Not disbelief. Too final, certain, closed. Itself a kind of belief.
Doubt.
This brief meditation lies at the heart of the controversy over The Satanic Verses, which has extended into the present and ridiculous debate over whether Rushdie should be “allowed” to attend Jaipur. The real question is, why the Deobandis, who rarely come to literary festivals, should want to stop others from listening to Rushdie’s views.
When the The Satanic Verses comes up in debate, it is rarely the book that is discussed. As with many other kinds of forgotten history, the version of the Verses we talk about is moth-eaten, fragmentary, the complexity of a novel about migration, magic, angels and devils, the certainties of religion and madness reduced to the simplistic idea that this is a blasphemous book.
In the two decades since The Satanic Verses was banned, it has become increasingly hard to discuss the idea Rushdie puts forward in his work, which is the idea that doubt is necessary and valuable. But in that time, India has also moved closer to accepting, blindly and without much fuss, a worryingly widespread belief. This is the belief that at worst, questioning any faith or religion is in itself a kind of blasphemy — and at best, it’s an esoteric activity that the majority can safely ignore.
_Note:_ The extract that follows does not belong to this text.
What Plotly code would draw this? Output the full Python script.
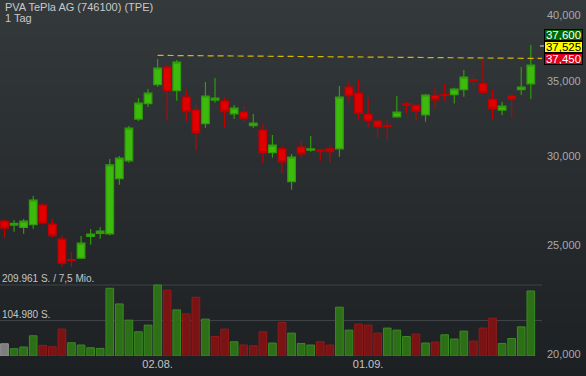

In 2007, Rushdie spoke at Jaipur, to a packed audience. He touched upon the silences in the official histories of Kashmir, on meeting some of the men responsible for the Gujarat riots, on growing up among “extremely practicing but incredibly open-minded Muslims” in his family. He spoke about authors and books, writing and reading, and all the other things you hope to hear from writers.
In 2012, I don’t know what he would want to speak about: literature, free speech, fables, memoir writing, perhaps. But I do know that, like so many other readers, I want to hear what he has to say, and it would be a great loss if the manufactured controversy around his visit silenced his voice, yet again.